2. The second remedy is weeping. St. Thomas wrote, “A hurtful thing hurts yet more if we keep it shut up because the soul is more intent on it: whereas if it is allowed to escape, the soul’s intention is dispersed as it were on outward things so that the inward sorrow is lessened.” Jesus, too, wept. And Pope Francis once said, “Certain truths in life can only be seen with eyes cleansed by tears.”
3. The third remedy is sharing our sorrow with a friend. I recall here the friend of Renzo in Manzoni’s great novel The Betrothed. Finding himself alone in his deserted home ravaged by the plague and mourning his family’s horrible fate, he tells Renzo: “What has happened is horrible, something that I never thought I would live to see; it’s enough to take away a person’s joy for the rest of his life. But speaking about these things with a friend is a great help.” When we are sad, we tend to see everything in tints of gray. So, an effective antidote is opening our hearts to a friend (or, if you have such luck, a good spiritual director or therapist.)
4. The fourth remedy against sadness is contemplating the truth. Contemplating the “fulgor veritatis,” St. Augustine speaks of the splendor of truth in nature or a work of art or music, which can be an effective balm against sadness. A literary critic, a few days after the death of a dear friend, was scheduled to speak at a conference about the topic of adventure in the works of Tolkien. He began by saying: “Speaking about beautiful things to people interested in them is, for me, a real consolation.”
5. The fifth remedy suggested by St. Thomas is perhaps something we wouldn’t expect from a medieval thinker. The theologian says that bathing and sleeping are wonderful remedies against sadness! It’s a profoundly Christian viewpoint that to alleviate a spiritual malady, one must sometimes resort to a bodily remedy. Since God became Man and took on a body, the separation between matter and spirit has been overcome in our world.
I apologize for the rhetorical tone of this essay, but it was originally penned to be given as a talk and not a polished piece of writing. But let that be. Let us summarize. Being cheerful is not just being jolly or having an upbeat or optimistic character. Being cheerful is being just and knowing how to submit our negative feelings to our Christian virtue of hope. It is a manly virtue that helps others and ourselves on our brief journey to heaven. Permitting ourselves to be sad, discouraged, or depressed is a kind of “spiritual sensuality” that we all must flee.
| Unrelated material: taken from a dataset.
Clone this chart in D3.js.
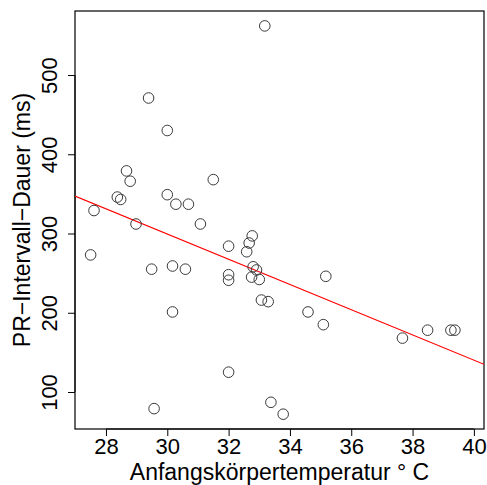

And when we do feel sad, remember humility, prayer, “smile therapy,” and the five wonderful remedies of St. Thomas Aquinas.
Love this. We don’t often hear about cheerfulness. Dad used to talk about it but this explanation certainly explains it better. Thank you😃
I love this too…it’s awesome to see how such a simple, beautiful act can make someone’s life so much better! I need to come back to this regularly. Fr. Bruce, it’s written so well in my opinion, thank you for giving us wise counsel!